Tuesday, 3 December 2013


To drug or not to drug, that is the question... 

Issy, sleeping like a baby.

If you haven't heard of Phenergen then it's only a matter of time. It's been around for decades (your parents will know of it) and it is most often known as a sedative to help during travel. Your kids... not you. 

Technically speaking though, Phenergan is an antihistamine. It blocks the effects of the naturally occurring chemical histamine in your body. It is often used to treat allergy symptoms such as itching, runny nose, sneezing, itchy or watery eyes, hives, and skin rashes. Phenergan also prevents motion sickness and treats nausea and vomiting or pain after surgery. It is most commonly known among parents as a sedative or sleep aid. http://www.drugs.com/phenergan.html 

That being said there are certain things you need to know about Phenergen before making your decision to use it or not for your trip. (And I take no responsibility for any actions taken by you when it comes to administering drugs to kids). 

This child (Isabella) was not drugged for the purposes of this photo
First up, Phenergen is not recommended for use in children under the age of two. Steven and I personally took this rule quite seriously, as not even our local pharmacist would allow us to purchase a bottle of it over the counter without knowing our child was over the age of two. 

The reason for it is that it can affect a child's breathing - especially if the child has a history of breathing related problems, such as asthma. 
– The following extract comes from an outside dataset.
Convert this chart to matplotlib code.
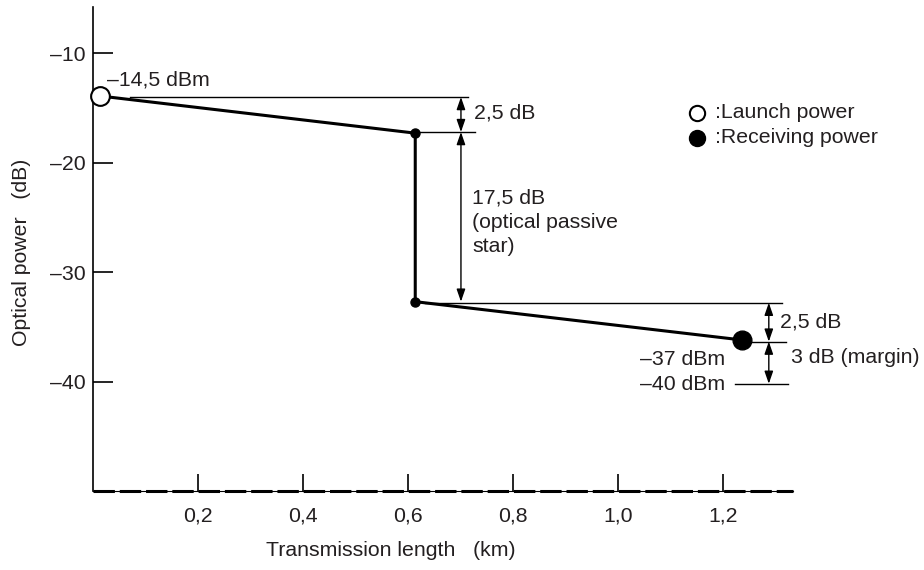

In saying that, a personal experience springs to mind, when our daughter Isabella was around 19 months she had an infection in her elbow from a mosquito bite in Vanuatu! She was admitted to the Sydney Children's Hospital (Best kid's hospital in the world!) and was treated with a series of antibiotic drips. However, the pain was horrible for our precious little girl. It broke our hearts to see her in so much agony. The Doctors surprised us by giving us a prescription for Phenergen to help her sleep at night until the infection was cleared. 

Issy (left) does Vanuatu!
I remember the conversation well when I expressed my surprise because she was under two. The doctor (one of the best paediatric specialists in the country) replied... "Phenergen is fine for kids over 18 months. The warning is generally there as more of a precaution than anything." And, admittedly, it worked a treat for us.
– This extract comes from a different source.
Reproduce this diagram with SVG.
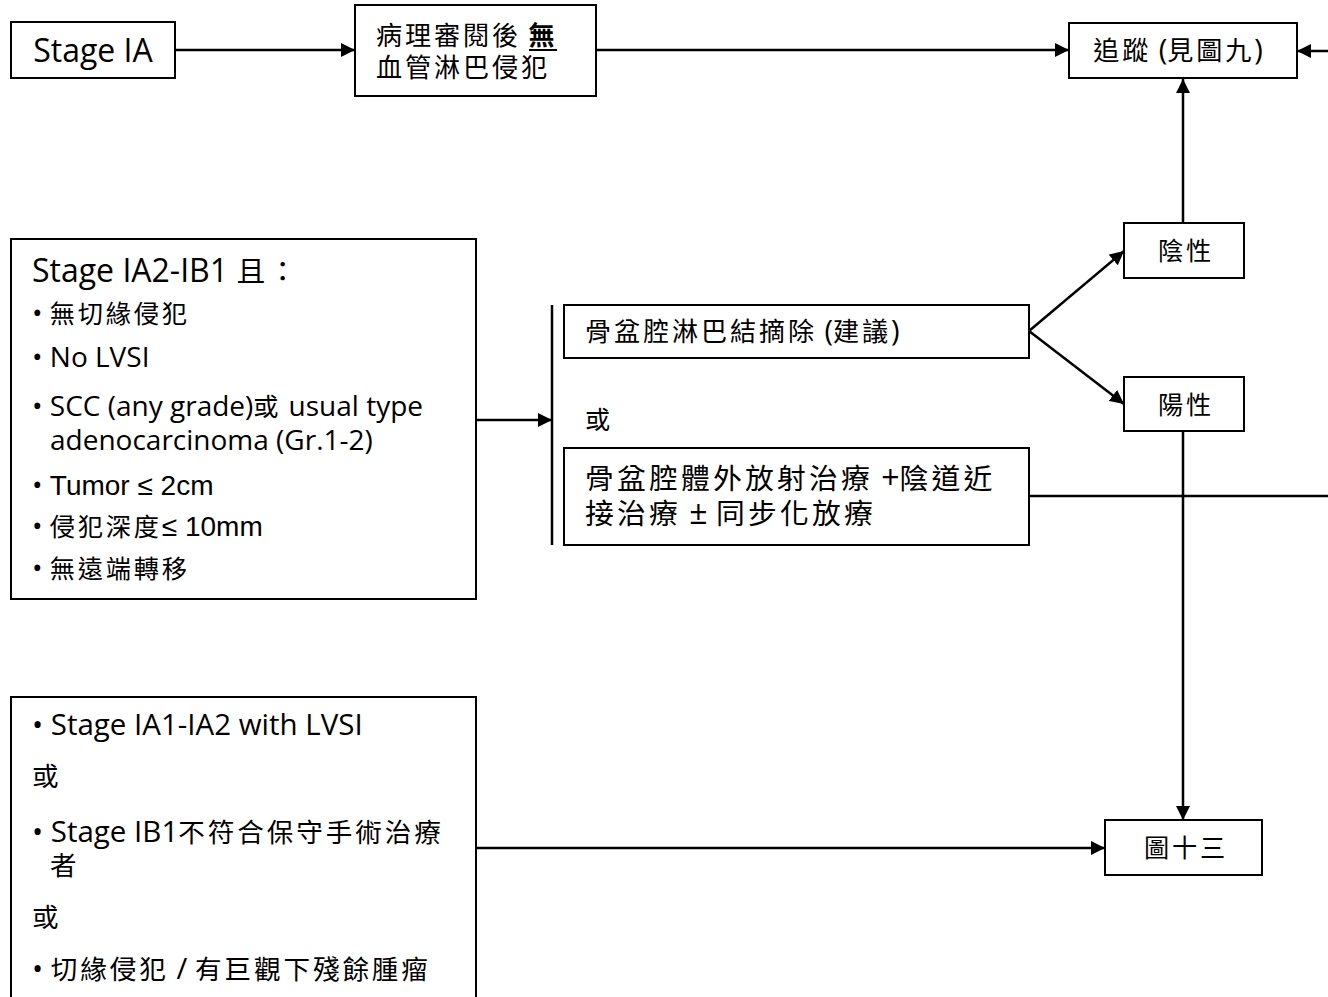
<svg xmlns="http://www.w3.org/2000/svg" width="1328" height="997" viewBox="0 0 1328 997">
<style>
.box{fill:#fff;stroke:#000;stroke-width:2}
.t{font-family:"Open Sans","Noto Sans CJK TC",sans-serif;fill:#000}
.c{font-family:"Noto Sans CJK TC",sans-serif;font-size:0.9em;letter-spacing:0.111em}
.a{font-family:"Liberation Sans","Noto Sans CJK TC",sans-serif}
.ln{stroke:#000;stroke-width:2.5;fill:none}
</style>
<defs>
<marker id="ah" viewBox="0 0 10 10" refX="10" refY="5" markerWidth="14" markerHeight="14" markerUnits="userSpaceOnUse" orient="auto">
<path d="M0,0 L10,5 L0,10 z" fill="#000"/>
</marker>
</defs>
<rect width="1328" height="997" fill="#fff"/>
<g id="connectors">
<line class="ln" x1="176" y1="50" x2="355" y2="50" marker-end="url(#ah)"/>
<line class="ln" x1="596" y1="50" x2="1069" y2="50" marker-end="url(#ah)"/>
<line class="ln" x1="1328" y1="51" x2="1297" y2="51" marker-end="url(#ah)"/>
<line class="ln" x1="1183" y1="223" x2="1183" y2="79" marker-end="url(#ah)"/>
<line class="ln" x1="1029" y1="331" x2="1124" y2="251" marker-end="url(#ah)"/>
<line class="ln" x1="1029" y1="331" x2="1124" y2="404" marker-end="url(#ah)"/>
<line class="ln" x1="476" y1="420" x2="552" y2="420" marker-end="url(#ah)"/>
<line class="ln" x1="552" y1="305" x2="552" y2="545"/>
<line class="ln" x1="1029" y1="496" x2="1328" y2="496"/>
<line class="ln" x1="1183" y1="431" x2="1183" y2="820" marker-end="url(#ah)"/>
<line class="ln" x1="476" y1="848" x2="1105" y2="848" marker-end="url(#ah)"/>
</g>
<g id="stage-ia">
<rect class="box" x="11" y="22" width="164" height="56"/>
<text class="t" x="93" y="62" font-size="32" text-anchor="middle">Stage IA</text>
</g>
<g id="pathology">
<rect class="box" x="355" y="5" width="241" height="91"/>
<text class="t" x="376" y="45" font-size="29"><tspan class="c">病理審閱後</tspan> <tspan class="c" font-weight="bold">無</tspan></text>
<line x1="529" y1="50" x2="557" y2="50" stroke="#000" stroke-width="2"/>
<text class="t" x="376" y="77" font-size="29"><tspan class="c">血管淋巴侵犯</tspan></text>
</g>
<g id="followup">
<rect class="box" x="1069" y="23" width="228" height="55"/>
<text class="t" x="1178" y="60" font-size="29" text-anchor="middle"><tspan class="c">追蹤</tspan> (<tspan class="c">見圖九</tspan>)</text>
</g>
<g id="negative">
<rect class="box" x="1124" y="223" width="120" height="55"/>
<text class="t" x="1186" y="260" font-size="28" text-anchor="middle"><tspan class="c">陰性</tspan></text>
</g>
<g id="positive">
<rect class="box" x="1124" y="377" width="120" height="54"/>
<text class="t" x="1186" y="414" font-size="28" text-anchor="middle"><tspan class="c">陽性</tspan></text>
</g>
<g id="lymph">
<rect class="box" x="564" y="305" width="465" height="53"/>
<text class="t" x="585" y="341" font-size="29"><tspan class="c">骨盆腔淋巴結摘除</tspan> (<tspan class="c">建議</tspan>)</text>
</g>
<g id="or-label">
<text class="t" x="585" y="429" font-size="28"><tspan class="c">或</tspan></text>
</g>
<g id="radiation">
<rect class="box" x="564" y="448" width="465" height="97" stroke-width="2.5"/>
<text class="t" x="585" y="489" font-size="32"><tspan class="c">骨盆腔體外放射治療</tspan> +<tspan class="c">陰道近</tspan></text>
<text class="t" x="585" y="524" font-size="32"><tspan class="c">接治療</tspan> ± <tspan class="c">同步化放療</tspan></text>
</g>
<g id="stage-ia2-ib1">
<rect class="box" x="11" y="239" width="465" height="360"/>
<text class="t" x="32" y="282" font-size="32">Stage IA2-IB1 <tspan class="c">且：</tspan></text>
<g font-size="28">
<text class="t" x="32" y="323">• <tspan class="c">無切緣侵犯</tspan></text>
<text class="t" x="32" y="367">• No LVSI</text>
<text class="t" x="32" y="416">• SCC (any grade)<tspan class="c">或</tspan> usual type</text>
<text class="t" x="50" y="450">adenocarcinoma (Gr.1-2)</text>
<text class="t" x="32" y="495">• <tspan class="a">Tumor ≤ 2cm</tspan></text>
<text class="t" x="32" y="536">• <tspan class="c">侵犯深度</tspan><tspan class="a">≤ 10mm</tspan></text>
<text class="t" x="32" y="578">• <tspan class="c">無遠端轉移</tspan></text>
</g>
</g>
<g id="stage-ia1-ib1">
<rect class="box" x="11" y="697" width="465" height="310"/>
<g font-size="29.5">
<text class="t" x="32" y="735">• Stage IA1-IA2 with LVSI</text>
<text class="t" x="32" y="786"><tspan class="c">或</tspan></text>
<text class="t" x="32" y="842">• Stage IB1<tspan class="c">不符合保守手術治療</tspan></text>
<text class="t" x="50" y="875"><tspan class="c">者</tspan></text>
<text class="t" x="32" y="927"><tspan class="c">或</tspan></text>
<text class="t" x="32" y="979">• <tspan class="c">切緣侵犯</tspan> / <tspan class="c">有巨觀下殘餘腫瘤</tspan></text>
</g>
</g>
<g id="fig13">
<rect class="box" x="1105" y="820" width="157" height="55"/>
<text class="t" x="1186" y="857" font-size="28" text-anchor="middle"><tspan class="c">圖十三</tspan></text>
</g>
</svg>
The final tip I have about this one though... TEST it before you travel!!! You would be amazed at how many of my friends say their little darling is one of the rare few who have an adverse reaction to Phenergen and instead of bringing on a peaceful long sleep, it does exactly the opposite and causes a hyperactive bouncing-off-the-walls reaction. No one wants that!!! So, the general advice is to do a little trial run one night at home before the trip and establish that your child is not one of those who turns into a gremlin after midnight!

With all of this in mind, if you do go ahead with it, I suggest waiting until you are onboard the plane, allowing your little one to be familiar with the transition onto the plane (which avoids the freak-out of waking up in such a foreign environment), to enjoy the excitement of the take-off experience, to perhaps have a little bit of something to eat and watch a little inflight entertainment or read a book etc (in keeping with their usual night time routine) and sneak that Phenergen into their bottle of milk and then watch them fade within about 30 minutes.

Ratua Vanuatu. In my top three destinations!
Worth bearing in mind of course is how long your flight is, and the time zone difference when you arrive (and how long you're in that country for). For example, if it's a 22 hour flight from Sydney, Australia to London Heathrow, you would want your child to have a full amount of sleep as they would have when they are at home for a 24hr cycle. However, you want to time it so that they are not buzzing awake when you're landing at 8pm at night. But like I said, sometimes you may or may not choose to adjust your child to the new time zone if you're only there for a few days. Anything more than five days is sufficient for me to try to get the kids to adjust. But that's another story...

Happy sleeping!

And for the record, we have no regrets about the trip to Vanuatu - despite the mozzie bite!